BETHESDA, MD—Marriott International expects to expand its footprint in Mexico by more than 50% to the end of 2023, following a robust year of new signings.
In 2018, the company signed 36 deals in the Caribbean and Latin America, including more than 2,300 rooms or close to 40% of total rooms in Mexico. With these new deals, Marriott’s total Mexico pipeline now has nearly 50 properties consisting of 8,000 rooms across the country—from Mexicali to Cancun, including key gateway cities such as Mexico City, Guadalajara and Monterrey and resort markets like Cancun, Los Cabos and Puerto Vallarta.
“Mexico continues to be our biggest and most successful market in the region, thanks to our proven operating excellence, preferred brands and business platforms, and strong owner and franchise partnerships,” said Laurent de Kousemaeker, chief development officer for Marriott International in the Caribbean and Latin America. “We are equally enthusiastic about 2019, given our strong pipeline, the launch of Marriott Bonvoy—the company’s new loyalty program—and the increasingly compelling value proposition that our size and scale can bring to our partners.”
As of Dec. 31, 2018, Marriott had 85 open properties in Mexico, representing about 34% of its 249 properties across 21 brands in the Caribbean and Latin American region.
Milestone luxury signings
The company signed two projects in 2018 that will further enhance Marriott International’s luxury offerings in Mexico—notably, a Ritz-Carlton Reserve in Riviera Nayarit. This 110-room resort will be nestled within the Costa Canuva master plan development. Set apart by its secluded location, there is a private beach, cliffs with views and a natural setting. Ritz-Carlton branded residential units will also be available for sale at the property.

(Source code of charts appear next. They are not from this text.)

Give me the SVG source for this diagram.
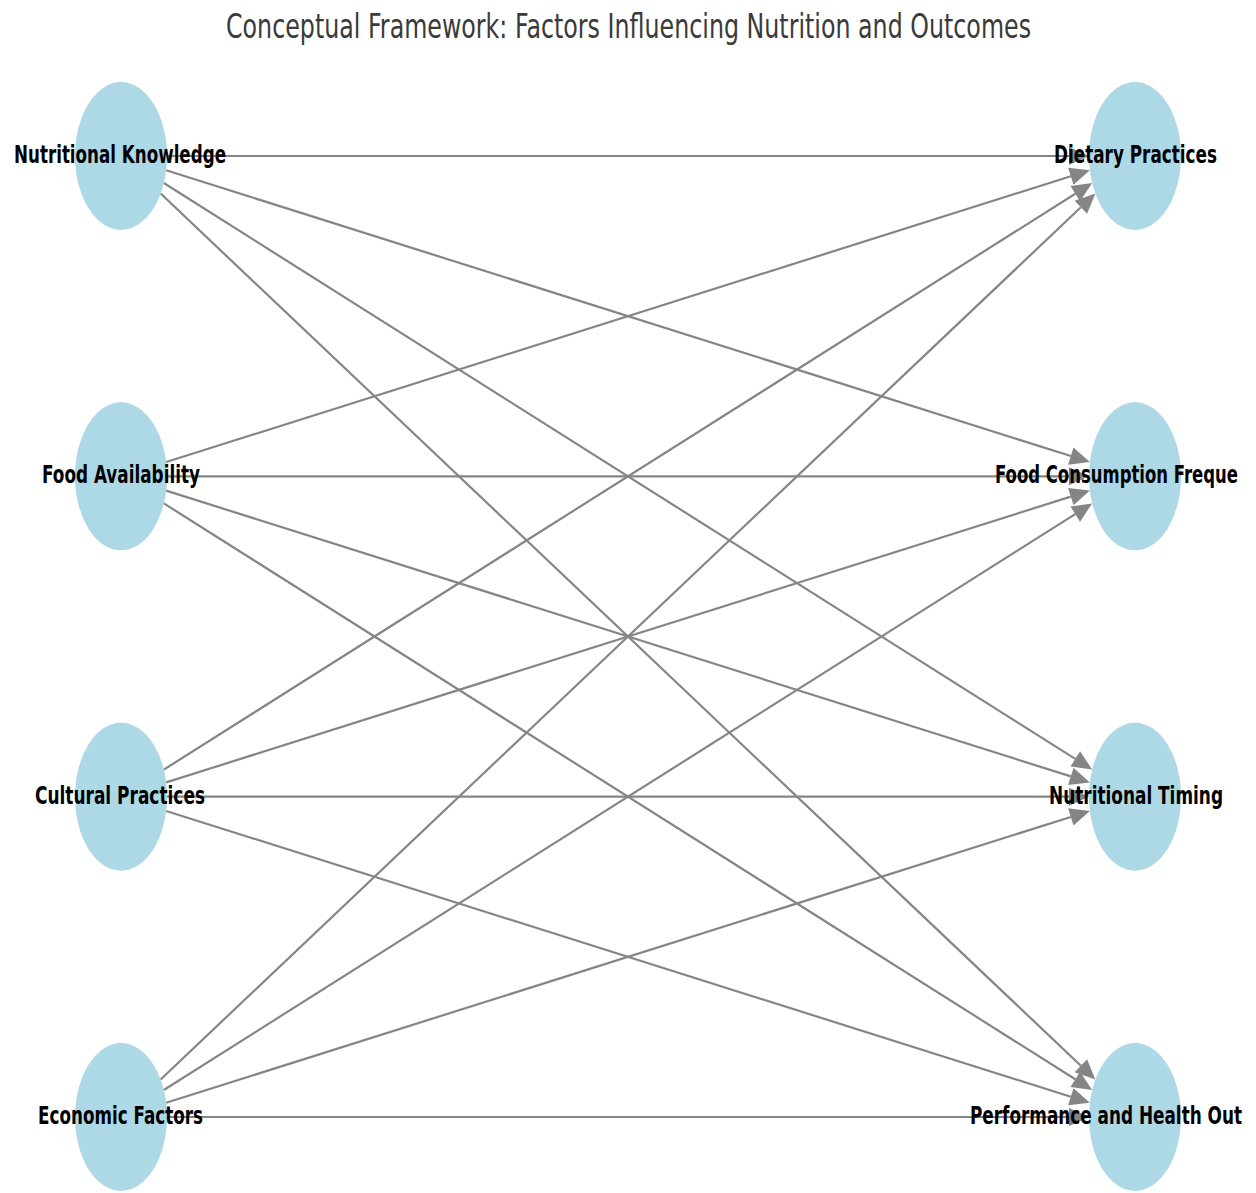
<svg xmlns="http://www.w3.org/2000/svg" width="1256" height="1193" viewBox="0 0 1256 1193">
<style>
.node{fill:#ADD8E6;}
.lbl{font-family:"DejaVu Sans","Liberation Sans",sans-serif;font-weight:bold;font-size:25px;fill:#000;}
.title{font-family:"DejaVu Sans","Liberation Sans",sans-serif;font-size:34px;fill:#3a3a3a;}
.edge{stroke:#858585;stroke-width:2.2;fill:none;marker-end:url(#arr);}
</style>
<defs>
<marker id="arr" markerUnits="userSpaceOnUse" markerWidth="22" markerHeight="20" refX="0" refY="9" orient="auto" viewBox="0 0 22 18" overflow="visible">
<path d="M0,0 L20,9 L0,18 z" fill="#858585"/>
</marker>
</defs>
<rect width="1256" height="1193" fill="#ffffff"/>
<text class="title" x="628.5" y="38" text-anchor="middle" textLength="805" lengthAdjust="spacingAndGlyphs">Conceptual Framework: Factors Influencing Nutrition and Outcomes</text>
<g id="connectors">
<line class="edge" x1="167" y1="156" x2="1069" y2="156"/>
<line class="edge" x1="166.14" y1="170.26" x2="1070.79" y2="456.05"/>
<line class="edge" x1="163.82" y1="183.05" x2="1075.27" y2="758.94"/>
<line class="edge" x1="160.63" y1="193.56" x2="1080.85" y2="1065.68"/>
<line class="edge" x1="166.14" y1="462.07" x2="1070.79" y2="176.28"/>
<line class="edge" x1="167" y1="476.33" x2="1069" y2="476.33"/>
<line class="edge" x1="166.14" y1="490.59" x2="1070.79" y2="776.39"/>
<line class="edge" x1="163.82" y1="503.38" x2="1075.27" y2="1079.27"/>
<line class="edge" x1="163.82" y1="769.62" x2="1075.27" y2="193.73"/>
<line class="edge" x1="166.14" y1="782.41" x2="1070.79" y2="496.61"/>
<line class="edge" x1="167" y1="796.67" x2="1069" y2="796.67"/>
<line class="edge" x1="166.14" y1="810.93" x2="1070.79" y2="1096.72"/>
<line class="edge" x1="160.63" y1="1079.44" x2="1080.85" y2="207.32"/>
<line class="edge" x1="163.82" y1="1089.95" x2="1075.27" y2="514.06"/>
<line class="edge" x1="166.14" y1="1102.74" x2="1070.79" y2="816.95"/>
<line class="edge" x1="167" y1="1117" x2="1069" y2="1117"/>
</g>
<g id="node-nutritional-knowledge">
<ellipse class="node" cx="121" cy="156" rx="46" ry="74"/>
<text class="lbl" x="120" y="163" text-anchor="middle" textLength="212" lengthAdjust="spacingAndGlyphs">Nutritional Knowledge</text>
</g>
<g id="node-food-availability">
<ellipse class="node" cx="121" cy="476.33" rx="46" ry="74"/>
<text class="lbl" x="121" y="483" text-anchor="middle" textLength="158" lengthAdjust="spacingAndGlyphs">Food Availability</text>
</g>
<g id="node-cultural-practices">
<ellipse class="node" cx="121" cy="796.67" rx="46" ry="74"/>
<text class="lbl" x="120" y="803.5" text-anchor="middle" textLength="170" lengthAdjust="spacingAndGlyphs">Cultural Practices</text>
</g>
<g id="node-economic-factors">
<ellipse class="node" cx="121" cy="1117" rx="46" ry="74"/>
<text class="lbl" x="120.5" y="1124" text-anchor="middle" textLength="165" lengthAdjust="spacingAndGlyphs">Economic Factors</text>
</g>
<g id="node-dietary-practices">
<ellipse class="node" cx="1135" cy="156" rx="46" ry="74"/>
<text class="lbl" x="1135.5" y="163" text-anchor="middle" textLength="163" lengthAdjust="spacingAndGlyphs">Dietary Practices</text>
</g>
<g id="node-food-consumption">
<ellipse class="node" cx="1135" cy="476.33" rx="46" ry="74"/>
<text class="lbl" x="995" y="483" textLength="243" lengthAdjust="spacingAndGlyphs">Food Consumption Freque</text>
</g>
<g id="node-nutritional-timing">
<ellipse class="node" cx="1135" cy="796.67" rx="46" ry="74"/>
<text class="lbl" x="1136" y="803.5" text-anchor="middle" textLength="174" lengthAdjust="spacingAndGlyphs">Nutritional Timing</text>
</g>
<g id="node-performance-health">
<ellipse class="node" cx="1135" cy="1117" rx="46" ry="74"/>
<text class="lbl" x="970" y="1124" textLength="272" lengthAdjust="spacingAndGlyphs">Performance and Health Out</text>
</g>
</svg>
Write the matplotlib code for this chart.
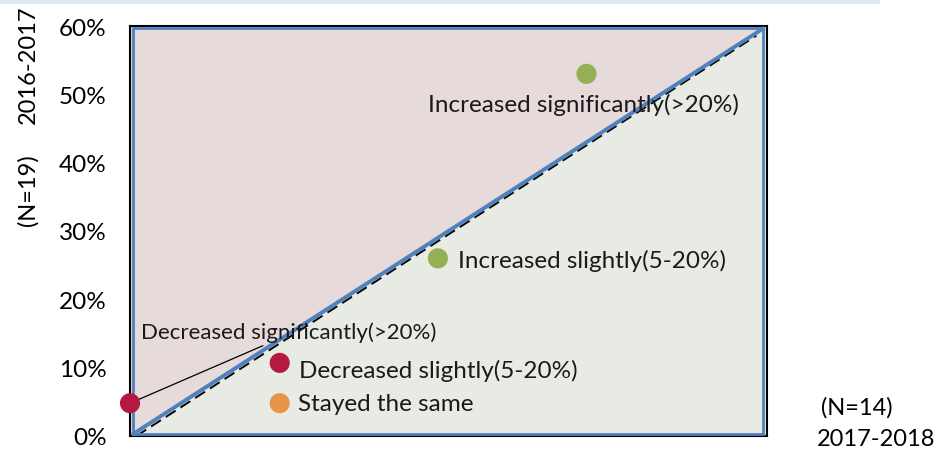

The second luxury signing is the Riviera Maya Mexico Edition—the first Edition brand property in the region—set to rise in Kanai in Mexico’s tropical Riviera Maya resort destination.
Factoring in the 2018 deals, Marriott’s signed pipeline in Mexico now consists of nine luxury projects totaling 1,000 rooms. In 2019, the company is expected open its first ultra-luxury Ritz-Carlton Reserve band property called Zadun in Los Cabos as part of the Puerto Los Cabos master plan development.
Strong select-service demand
Demand to develop select-service properties is also strong in Mexico, today representing more than 4,000 signed rooms across the following six brands: Fairfield by Marriott, AC Hotels by Marriott, Courtyard by Marriott, Residence Inn by Marriott, Aloft and Four Points by Sheraton.
“Marriott’s owners are benefiting from a growing base of affluent, global loyalty members seeking travel experiences of a lifetime in sought-after destinations,” said Stephanie Linnartz, global chief commercial officer, Marriott International. “Our loyalty members benefit in turn from an increasing number of Marriott properties around the globe, as our owners continue to develop exciting projects in gateway cities, resort areas, and locations where our customers aspire to travel.”
To date Marriott’s hotel owners have seen even greater benefits from growing loyalty program membership, which now tops 125 million members, reduced charge out rates, higher luxury redemptions and a growing proportion of bookings from our direct channels. In the Caribbean and Latin America Marriott International has over 4.1 million Marriott Bonvoy members.